Sure it does. If I buy good A for $X, I must value having good A a least _slightly_ more than having $X in my pocket. Similarly, the seller values $X in his pocket more than having good A in his inventory.

Hence, we have completed a transaction where the wealth of both parties has increased. This is the essence of why capitalism works.



Trade makes us richer if it's motivated by both parties coming out ahead in their judgment. Spending for the sake of spending, or for the sake of "stimulating the economy", doesn't help anything.

People who say "In this economy we need more money being spent" are not capitalists advocating efficient trade, they're Keynesians or something.

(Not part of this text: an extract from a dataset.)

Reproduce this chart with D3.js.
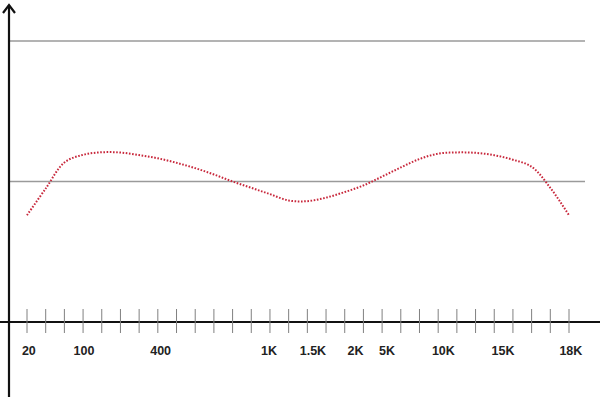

If someone thought he would benefit from a purchase, he would do it without encouragement. So what meaning can the encouragement to spend have...?

Conceivably it could mean (but this guy did not mean) that there's lower hanging fruit to be found by looking for more trades that should happen but aren't than by producing more. But it's far from obvious how/why that would be true "in this economy". In economic slowdowns, you need to make more stuff, not divvy up the too-little stuff more perfectly. It's when the economy is booming and production is very high that there might more plausibly be a neglect of the efficiency of trading.


>not capitalists advocating efficient trade, they're Keynesians or something.

Keynesians are capitalists and I've never heard of them being opposed to efficient trade.

One thing that inspires people to spend money is feeling that they won't be laid off. People do not have that feeling right now. Should we just wait for that to happen? Producing while people aren't buying leads to inventory gluts which leads to deflation.